Я много дал бы, чтобы мой пращур
В длиннополом халате и в лисьей шапке,
Из-под которой седой спиралью
Спадают пейсы, и перхоть тучей
Взлетает над бородой квадратной...
Чтоб этот пращур признал потомка
В детине, стоящем подобно башне,
Над летящими фарами и штыками...
Поэма кончается тем, что хилый, порочный шибздик, превратившийся в карающий меч революции, обнаруживает в тайном публичном доме девушку, по которой вздыхал всю юность. Теперь она стала проституткой. «Что, узнали?! Сколько вам дать за сеанс?» И несмотря на тихое, безнадежное «Пощади...» насилует девицу, не снимая гимнастерки и сапог.
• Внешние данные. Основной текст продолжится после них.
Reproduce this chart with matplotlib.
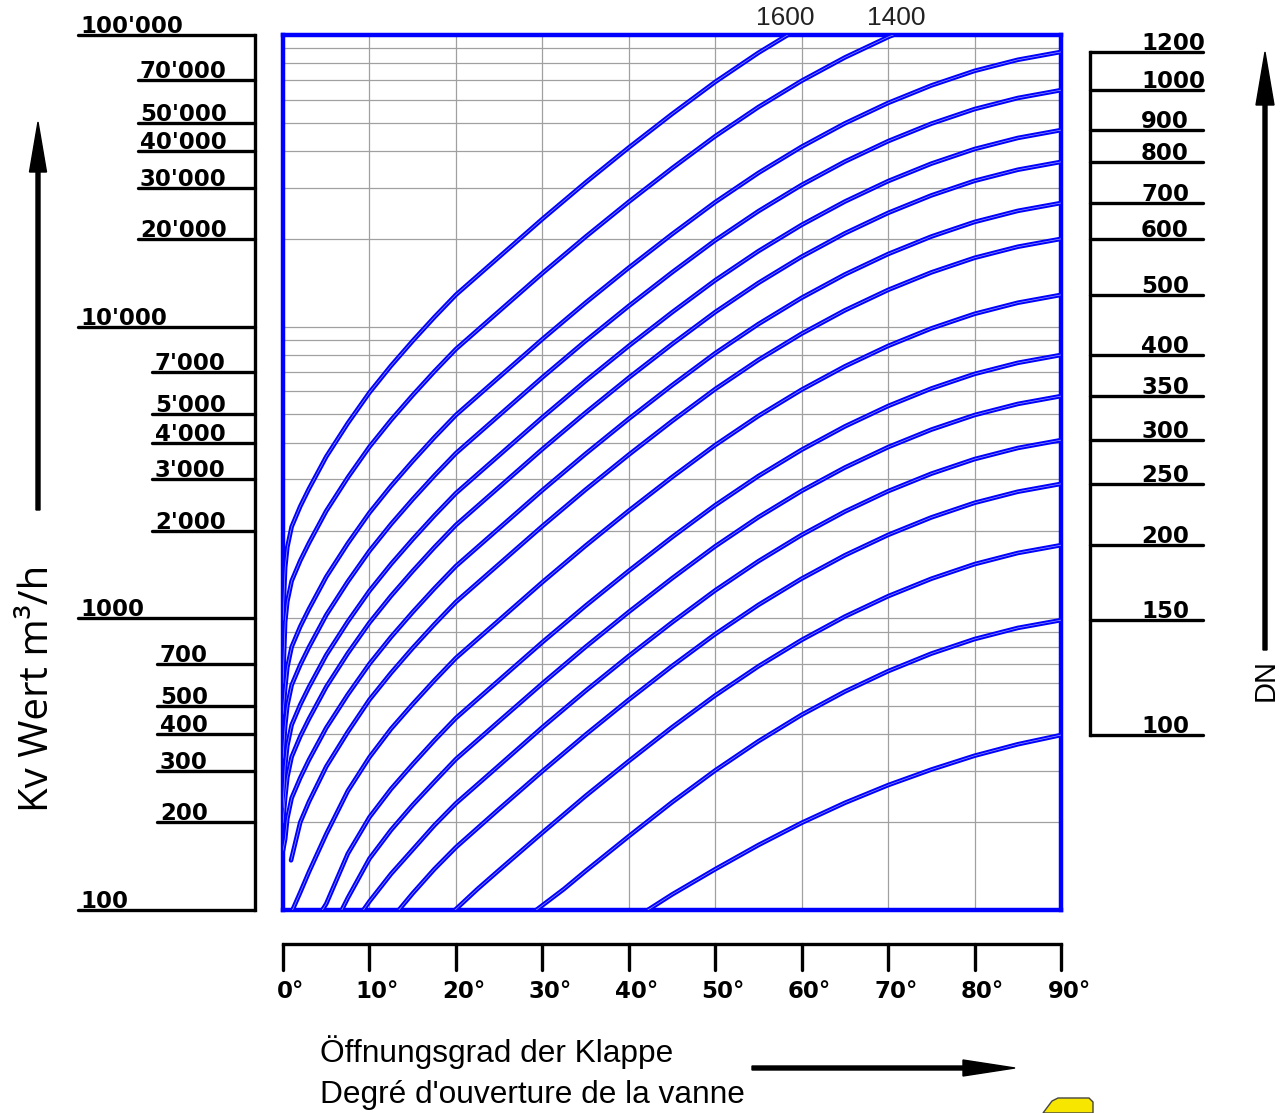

Я беру тебя за то, что робок
Был мой век, за то, что я застенчив,
За позор моих бездомных предков.
Я беру тебя, как мщенье миру...
Может быть, мое ночное семя
Оплодотворит твою пустыню.
Я почитал немного именно Багрицкого ровно по двум причинам...
Во-первых, поэт он, несомненно, талантливый. Человек, родивший строки «Фазан взорвался, как фейерверк», у которого «Крестьянские лошади мнут полынь//Растущую из сердец», право же, никак не безнадежен.
Во-вторых, он широко известен. Некоторые его перлы — хотя бы насчет века, приказывающего лгать и убивать, или восторженные вопли про кронштадтский лед достаточно знакомы читающему человечеству.
А сама позиция — типичная. Ведь в главном точно таковы же и остальные советские поэты той эпохи: Светлов, который на самом деле Шейнкман, и Антокольский, и Луговской, и Уткин, и Жаров, и Голодный, и Алтаузен, и Безыменский. Как сказал граф Алексей Толстой: «Их много, очень много // припомнить всех нельзя // Но все одной дорогой // Летят они, скользя».
Павел Коган — человек уже другого поколения, но и в его столь знаменитой «Бригантине» таятся те же самые ценности:
Надоело говорить и спорить,
И смотреть в усталые глаза.
В флибустьерском дальнем синем море
Бригантина поднимает паруса.
Капитан, обветренный, как скалы,
Вышел в море, не дождавшись дня.
На прощанье поднимай бокалы
Золотого, терпкого вина.
Пьем за яростных, за непокорных,
За презревших грошевой уют.
Бьется по ветру «Веселый Роджер»,
Люди Флинта песенки поют.
Текст откровенно восходит к знаменитому «Острову сокровищ» Стивенсона — это ведь только у него есть герой с именем Флинт, а история не знает такого пирата.